Pension Credit is available if you live in Great Britain and you and your partner have reached the qualifying age of 66.

You can use this calculator to check what your qualifying age is.

To be eligible for Guarantee Credit, your weekly income must be less than £182.60 if you're single or £278.70 for couples.

You may be able to claim even if your weekly income is higher if you have a severe disability, you are a carer or have to pay housing costs such as a mortgage. Learn more here.

Savings Credit is only available to people that reached State Pension age before 6 April 2016.

If you are entitled to Pension Credit, you may also be eligible for other benefits.

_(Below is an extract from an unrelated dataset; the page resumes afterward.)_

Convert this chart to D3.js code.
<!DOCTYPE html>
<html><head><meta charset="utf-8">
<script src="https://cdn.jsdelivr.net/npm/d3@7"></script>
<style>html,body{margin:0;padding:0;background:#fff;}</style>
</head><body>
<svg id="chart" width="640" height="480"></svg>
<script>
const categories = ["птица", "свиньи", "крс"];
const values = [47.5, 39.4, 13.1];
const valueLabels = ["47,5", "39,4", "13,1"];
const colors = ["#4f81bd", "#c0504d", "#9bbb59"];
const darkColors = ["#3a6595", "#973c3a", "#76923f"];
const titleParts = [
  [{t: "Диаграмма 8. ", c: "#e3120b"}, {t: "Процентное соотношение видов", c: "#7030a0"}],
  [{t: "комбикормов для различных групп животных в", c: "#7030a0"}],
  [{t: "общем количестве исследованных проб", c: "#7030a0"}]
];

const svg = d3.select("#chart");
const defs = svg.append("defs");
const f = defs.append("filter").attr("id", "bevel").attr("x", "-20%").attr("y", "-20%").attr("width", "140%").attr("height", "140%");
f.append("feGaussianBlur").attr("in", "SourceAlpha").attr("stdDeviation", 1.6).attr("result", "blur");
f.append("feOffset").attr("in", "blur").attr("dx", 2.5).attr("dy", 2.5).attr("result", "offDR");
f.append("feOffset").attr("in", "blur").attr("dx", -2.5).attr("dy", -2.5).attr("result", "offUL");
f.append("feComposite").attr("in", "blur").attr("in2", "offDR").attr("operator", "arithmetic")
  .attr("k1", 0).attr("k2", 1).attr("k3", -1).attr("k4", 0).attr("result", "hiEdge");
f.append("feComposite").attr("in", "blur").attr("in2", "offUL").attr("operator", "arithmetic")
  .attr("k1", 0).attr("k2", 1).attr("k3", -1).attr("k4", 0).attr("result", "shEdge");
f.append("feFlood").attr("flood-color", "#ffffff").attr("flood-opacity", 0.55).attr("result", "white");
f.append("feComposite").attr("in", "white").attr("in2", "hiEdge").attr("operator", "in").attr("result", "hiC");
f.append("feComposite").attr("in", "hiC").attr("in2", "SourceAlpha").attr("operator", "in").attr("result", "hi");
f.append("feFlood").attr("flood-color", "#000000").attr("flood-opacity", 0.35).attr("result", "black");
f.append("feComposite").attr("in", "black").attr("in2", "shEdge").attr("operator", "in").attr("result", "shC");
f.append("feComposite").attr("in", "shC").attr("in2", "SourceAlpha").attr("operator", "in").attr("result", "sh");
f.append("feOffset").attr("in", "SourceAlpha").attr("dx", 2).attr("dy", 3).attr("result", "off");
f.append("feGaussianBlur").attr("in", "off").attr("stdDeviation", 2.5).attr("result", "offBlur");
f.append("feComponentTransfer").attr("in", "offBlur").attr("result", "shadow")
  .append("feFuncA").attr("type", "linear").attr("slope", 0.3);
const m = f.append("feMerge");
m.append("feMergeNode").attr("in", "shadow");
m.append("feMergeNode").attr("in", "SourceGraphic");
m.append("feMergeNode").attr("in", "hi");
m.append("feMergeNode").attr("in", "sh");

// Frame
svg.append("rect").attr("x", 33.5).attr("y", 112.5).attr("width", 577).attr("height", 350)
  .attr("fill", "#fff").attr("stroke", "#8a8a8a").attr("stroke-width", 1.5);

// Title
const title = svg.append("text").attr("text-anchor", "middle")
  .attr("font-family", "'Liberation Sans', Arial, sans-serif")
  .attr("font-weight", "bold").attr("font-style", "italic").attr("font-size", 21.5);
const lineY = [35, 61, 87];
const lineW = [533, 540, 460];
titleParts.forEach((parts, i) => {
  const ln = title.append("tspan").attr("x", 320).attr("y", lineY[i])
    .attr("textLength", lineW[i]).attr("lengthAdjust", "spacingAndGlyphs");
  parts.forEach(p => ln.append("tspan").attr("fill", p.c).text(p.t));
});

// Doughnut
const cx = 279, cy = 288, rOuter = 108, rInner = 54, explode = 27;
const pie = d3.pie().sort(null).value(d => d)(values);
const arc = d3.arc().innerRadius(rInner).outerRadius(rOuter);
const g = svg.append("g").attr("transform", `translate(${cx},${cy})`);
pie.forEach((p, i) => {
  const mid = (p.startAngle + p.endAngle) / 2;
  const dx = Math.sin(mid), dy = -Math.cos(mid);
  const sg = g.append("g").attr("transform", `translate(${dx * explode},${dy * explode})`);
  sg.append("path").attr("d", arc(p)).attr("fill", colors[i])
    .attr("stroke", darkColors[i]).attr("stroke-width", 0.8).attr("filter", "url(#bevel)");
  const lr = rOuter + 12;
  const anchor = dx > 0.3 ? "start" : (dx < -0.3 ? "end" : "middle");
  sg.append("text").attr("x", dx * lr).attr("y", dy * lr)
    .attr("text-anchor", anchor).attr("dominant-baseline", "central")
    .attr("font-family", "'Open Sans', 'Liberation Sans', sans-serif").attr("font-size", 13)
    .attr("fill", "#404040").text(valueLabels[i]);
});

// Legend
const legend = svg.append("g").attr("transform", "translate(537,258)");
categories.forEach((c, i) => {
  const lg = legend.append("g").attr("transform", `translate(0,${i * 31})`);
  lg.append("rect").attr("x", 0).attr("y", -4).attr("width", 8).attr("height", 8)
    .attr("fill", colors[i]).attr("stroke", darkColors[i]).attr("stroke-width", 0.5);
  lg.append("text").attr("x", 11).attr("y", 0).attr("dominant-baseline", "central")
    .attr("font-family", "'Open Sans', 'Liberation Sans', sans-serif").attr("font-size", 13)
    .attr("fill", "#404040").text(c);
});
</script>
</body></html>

So, even if you are only eligible for a small amount of Pension Credit, it’s worth claiming to potentially get access to other help.

Use a benefits calculator to figure out what else you can get.

Worried man (Image: lovemoney - Shutterstock)

When can you claim?

The earliest you can apply for Pension Credit is four months before you reach the qualifying age.

You can also claim any time after you reach Pension State age, but your claim can only be backdated for three months.

 

How to claim Pension Credit

In order to get Pension Credit, you need to make a claim for it.

You can read all your options for making a claim on this Government page, but probably the quickest way to do this is by calling the Pension Credit claim line on 0800 99 1234 (textphone: 0800 169 0133). 

It’s open Monday to Friday, 8am to 7:30pm.

An agent will fill in the application for you over the phone.

If you don’t want to make a claim by phone, you can request a paper application.

You will need your National Insurance number, information about your income, pensions, savings and investments plus your bank account details to make a claim.